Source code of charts
☆ ☆ ☆ ☆ ☆
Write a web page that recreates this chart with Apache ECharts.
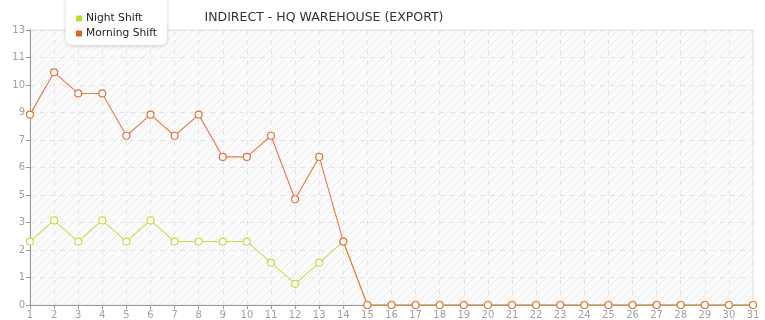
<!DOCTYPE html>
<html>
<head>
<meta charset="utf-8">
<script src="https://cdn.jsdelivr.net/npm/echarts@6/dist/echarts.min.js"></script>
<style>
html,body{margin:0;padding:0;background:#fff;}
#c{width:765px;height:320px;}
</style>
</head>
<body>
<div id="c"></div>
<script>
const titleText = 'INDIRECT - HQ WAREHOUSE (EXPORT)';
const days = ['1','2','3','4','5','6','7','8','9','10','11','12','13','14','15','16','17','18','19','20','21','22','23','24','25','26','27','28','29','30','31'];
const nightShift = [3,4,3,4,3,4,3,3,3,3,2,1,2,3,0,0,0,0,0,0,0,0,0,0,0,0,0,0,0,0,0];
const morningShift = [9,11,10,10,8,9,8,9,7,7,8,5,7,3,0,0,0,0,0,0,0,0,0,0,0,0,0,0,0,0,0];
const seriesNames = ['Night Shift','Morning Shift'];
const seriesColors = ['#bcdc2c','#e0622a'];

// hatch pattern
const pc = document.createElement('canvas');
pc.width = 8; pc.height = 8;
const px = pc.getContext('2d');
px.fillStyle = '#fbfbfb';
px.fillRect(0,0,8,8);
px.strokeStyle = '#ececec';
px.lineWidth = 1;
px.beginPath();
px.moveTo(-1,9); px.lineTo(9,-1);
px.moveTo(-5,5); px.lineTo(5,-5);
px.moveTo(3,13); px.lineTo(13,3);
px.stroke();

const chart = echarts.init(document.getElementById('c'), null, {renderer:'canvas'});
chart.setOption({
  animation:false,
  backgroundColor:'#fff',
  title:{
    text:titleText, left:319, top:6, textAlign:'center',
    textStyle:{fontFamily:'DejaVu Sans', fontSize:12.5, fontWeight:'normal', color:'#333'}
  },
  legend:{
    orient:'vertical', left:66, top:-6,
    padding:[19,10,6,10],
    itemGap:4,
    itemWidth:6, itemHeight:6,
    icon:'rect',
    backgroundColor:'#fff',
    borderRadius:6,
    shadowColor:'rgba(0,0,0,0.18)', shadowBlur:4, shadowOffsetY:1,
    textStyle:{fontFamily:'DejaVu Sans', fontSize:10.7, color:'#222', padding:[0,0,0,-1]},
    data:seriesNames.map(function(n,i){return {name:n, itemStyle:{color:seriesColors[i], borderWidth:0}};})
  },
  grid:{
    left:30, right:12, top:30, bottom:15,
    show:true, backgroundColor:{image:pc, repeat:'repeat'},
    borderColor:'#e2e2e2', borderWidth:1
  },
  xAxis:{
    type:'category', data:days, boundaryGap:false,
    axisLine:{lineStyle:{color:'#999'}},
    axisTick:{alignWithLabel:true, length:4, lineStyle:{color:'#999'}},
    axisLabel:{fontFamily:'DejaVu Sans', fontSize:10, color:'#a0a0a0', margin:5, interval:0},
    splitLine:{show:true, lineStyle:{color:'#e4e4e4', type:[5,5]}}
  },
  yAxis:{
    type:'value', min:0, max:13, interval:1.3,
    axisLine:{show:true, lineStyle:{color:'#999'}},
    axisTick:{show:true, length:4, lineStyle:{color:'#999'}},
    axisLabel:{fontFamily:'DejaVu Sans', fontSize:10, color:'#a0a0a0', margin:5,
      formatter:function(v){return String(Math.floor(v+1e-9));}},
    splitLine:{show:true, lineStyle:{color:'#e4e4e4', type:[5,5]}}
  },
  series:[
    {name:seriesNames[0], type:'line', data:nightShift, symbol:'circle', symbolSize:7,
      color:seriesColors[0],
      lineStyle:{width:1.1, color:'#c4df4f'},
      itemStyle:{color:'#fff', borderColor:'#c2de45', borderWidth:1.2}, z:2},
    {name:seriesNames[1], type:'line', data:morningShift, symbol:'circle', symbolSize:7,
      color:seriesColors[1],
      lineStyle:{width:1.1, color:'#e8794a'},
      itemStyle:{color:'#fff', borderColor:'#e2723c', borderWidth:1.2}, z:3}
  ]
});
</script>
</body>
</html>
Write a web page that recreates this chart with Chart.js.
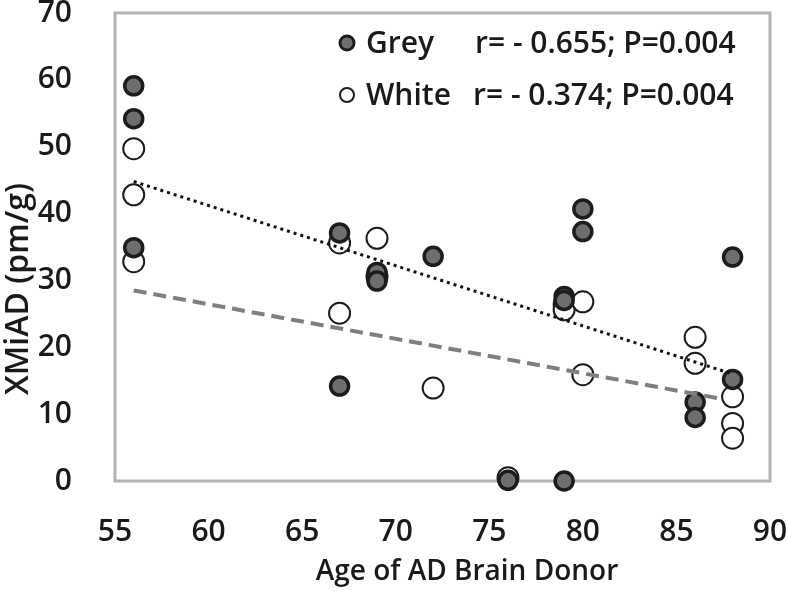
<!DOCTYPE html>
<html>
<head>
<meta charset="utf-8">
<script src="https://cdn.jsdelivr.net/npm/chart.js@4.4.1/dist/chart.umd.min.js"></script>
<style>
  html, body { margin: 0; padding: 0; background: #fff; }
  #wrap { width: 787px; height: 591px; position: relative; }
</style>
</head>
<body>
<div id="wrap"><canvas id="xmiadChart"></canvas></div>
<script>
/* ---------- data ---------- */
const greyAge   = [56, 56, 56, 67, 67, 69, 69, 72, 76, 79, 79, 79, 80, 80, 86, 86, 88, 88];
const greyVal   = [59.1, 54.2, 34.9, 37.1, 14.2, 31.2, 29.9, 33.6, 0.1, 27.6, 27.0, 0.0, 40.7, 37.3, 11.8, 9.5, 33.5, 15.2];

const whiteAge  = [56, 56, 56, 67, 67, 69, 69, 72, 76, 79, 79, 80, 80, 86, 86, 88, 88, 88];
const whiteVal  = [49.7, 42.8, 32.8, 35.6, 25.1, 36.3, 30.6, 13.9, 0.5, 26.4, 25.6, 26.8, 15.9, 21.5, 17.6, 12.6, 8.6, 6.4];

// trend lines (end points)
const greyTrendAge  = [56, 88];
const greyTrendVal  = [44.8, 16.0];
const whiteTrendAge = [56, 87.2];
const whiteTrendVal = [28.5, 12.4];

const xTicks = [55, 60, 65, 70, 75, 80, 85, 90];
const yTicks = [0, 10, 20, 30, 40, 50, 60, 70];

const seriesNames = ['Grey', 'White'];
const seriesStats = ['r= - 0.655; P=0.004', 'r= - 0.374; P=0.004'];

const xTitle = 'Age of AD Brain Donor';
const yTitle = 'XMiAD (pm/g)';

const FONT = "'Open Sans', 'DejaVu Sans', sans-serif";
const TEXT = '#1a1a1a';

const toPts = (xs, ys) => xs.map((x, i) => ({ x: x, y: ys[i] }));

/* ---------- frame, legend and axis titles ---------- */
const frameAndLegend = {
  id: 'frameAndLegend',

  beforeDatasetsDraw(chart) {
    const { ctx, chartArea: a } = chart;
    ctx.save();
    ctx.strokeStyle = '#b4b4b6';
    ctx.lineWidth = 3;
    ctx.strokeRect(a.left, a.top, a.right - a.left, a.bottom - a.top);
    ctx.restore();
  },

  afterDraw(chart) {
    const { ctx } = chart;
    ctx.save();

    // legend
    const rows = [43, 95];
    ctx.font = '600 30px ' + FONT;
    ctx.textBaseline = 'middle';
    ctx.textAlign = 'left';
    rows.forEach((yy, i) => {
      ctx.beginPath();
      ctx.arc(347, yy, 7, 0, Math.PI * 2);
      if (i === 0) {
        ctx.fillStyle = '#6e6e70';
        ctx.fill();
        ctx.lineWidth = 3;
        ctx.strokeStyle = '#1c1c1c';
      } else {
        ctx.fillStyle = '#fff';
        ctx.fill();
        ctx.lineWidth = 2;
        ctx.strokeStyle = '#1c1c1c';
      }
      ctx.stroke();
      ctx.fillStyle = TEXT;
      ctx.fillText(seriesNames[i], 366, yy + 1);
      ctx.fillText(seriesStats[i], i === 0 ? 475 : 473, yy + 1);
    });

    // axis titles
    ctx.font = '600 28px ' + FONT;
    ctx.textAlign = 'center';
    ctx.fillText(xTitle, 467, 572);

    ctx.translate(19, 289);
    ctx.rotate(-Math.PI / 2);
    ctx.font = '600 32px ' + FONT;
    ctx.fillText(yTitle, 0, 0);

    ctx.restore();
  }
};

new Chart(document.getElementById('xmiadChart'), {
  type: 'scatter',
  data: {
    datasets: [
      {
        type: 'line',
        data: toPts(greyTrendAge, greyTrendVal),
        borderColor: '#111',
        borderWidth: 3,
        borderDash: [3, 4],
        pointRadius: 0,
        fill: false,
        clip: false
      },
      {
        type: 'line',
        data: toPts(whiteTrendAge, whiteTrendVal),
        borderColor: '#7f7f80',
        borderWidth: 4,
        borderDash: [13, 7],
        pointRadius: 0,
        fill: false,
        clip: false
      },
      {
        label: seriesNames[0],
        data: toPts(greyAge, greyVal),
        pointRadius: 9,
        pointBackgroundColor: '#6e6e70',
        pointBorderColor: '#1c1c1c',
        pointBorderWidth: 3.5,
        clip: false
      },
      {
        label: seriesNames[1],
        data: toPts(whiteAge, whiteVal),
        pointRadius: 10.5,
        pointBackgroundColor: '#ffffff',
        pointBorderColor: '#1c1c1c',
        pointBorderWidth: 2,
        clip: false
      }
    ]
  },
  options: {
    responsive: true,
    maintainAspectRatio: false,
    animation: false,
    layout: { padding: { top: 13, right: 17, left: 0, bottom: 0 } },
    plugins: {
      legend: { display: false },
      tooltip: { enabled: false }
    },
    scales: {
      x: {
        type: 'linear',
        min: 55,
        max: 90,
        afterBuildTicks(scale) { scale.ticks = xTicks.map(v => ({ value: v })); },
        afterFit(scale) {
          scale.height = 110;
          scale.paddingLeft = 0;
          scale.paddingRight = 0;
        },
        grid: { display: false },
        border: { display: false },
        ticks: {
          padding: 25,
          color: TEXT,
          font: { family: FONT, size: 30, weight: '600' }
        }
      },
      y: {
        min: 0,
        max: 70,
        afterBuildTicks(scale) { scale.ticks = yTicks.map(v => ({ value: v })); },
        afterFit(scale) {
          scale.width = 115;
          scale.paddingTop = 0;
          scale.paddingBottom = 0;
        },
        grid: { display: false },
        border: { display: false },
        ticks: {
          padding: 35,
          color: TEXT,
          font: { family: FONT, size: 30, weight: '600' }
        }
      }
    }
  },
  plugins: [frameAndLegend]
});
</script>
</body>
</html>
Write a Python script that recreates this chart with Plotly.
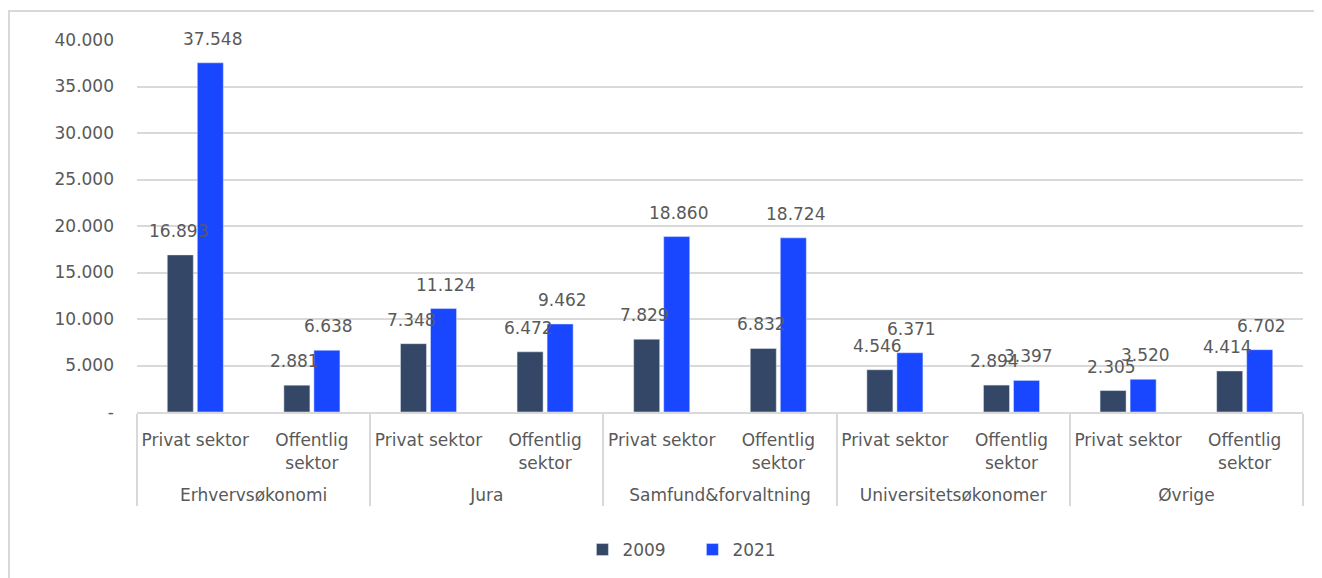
☆ ☆ ☆ ☆ ☆
▶ [Description of the task]
Identify the lines above with the word "Write". Copy them.

▶ [Task response]
Write a web page that recreates this chart with Apache ECharts.
Write a web page that recreates this chart with Chart.js.
Write a Python script that recreates this chart with Plotly.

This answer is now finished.